3. Respect copyright laws. Users may download copyrighted material for their own use. Any user may also non-commercially redistribute a copyrighted program with the expressed permission of the owner or authorized person. Permission must be specified in the document or must be obtained directly from the author. Users may save public domain programs for their own use on their own device or non-commercially redistribute a public domain program. User assumes all risks regarding the determination of whether a program is in the public domain. Unauthorized copying of copyright-protected material or violation of software license agreements is a violation of federal law.

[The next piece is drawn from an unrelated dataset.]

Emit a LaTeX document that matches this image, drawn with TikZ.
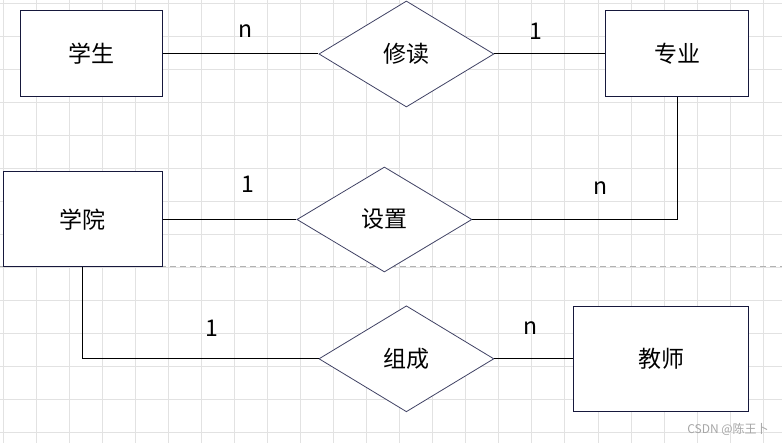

4. Be ethical. Use library computers and the Internet for purposes appropriate to the library setting. Examples of unacceptable purposes (some of which may also have legal consequences) include, but are not limited to, the following:
- Accessing material of a sexually explicit or violent nature.
- Unauthorized use of computer accounts, access codes, network identification numbers assigned to others
- Use of computer communications facilities in ways that unnecessarily impede the computing activities of others (such as randomly initiating interactive electronic communications or e-mail exchanges, overuse of interactive network facilities, etc.)
- Violation of network usage policies and regulations.
- Violation of another user's privacy. Re-posting personal communications without the original author's prior consent is a violation of the author's privacy. However, all messages posted in a public forum such as newsgroups or listservs may be copied in subsequent communications, so long as proper attribution is given.
- Violation of any local, state or federal laws.
- Plagiarizing material written by others.
The library endorses cooperative computing. This includes:
- Refraining from overuse of connect time, information storage space, printing facilities, or processing capacity.
- Refraining from use of sounds and visuals which might be disruptive to others.
- Refraining from use of any computing resource in an irresponsible manner.
All public computers are subject to random monitoring by library staff to insure compliance with library policies.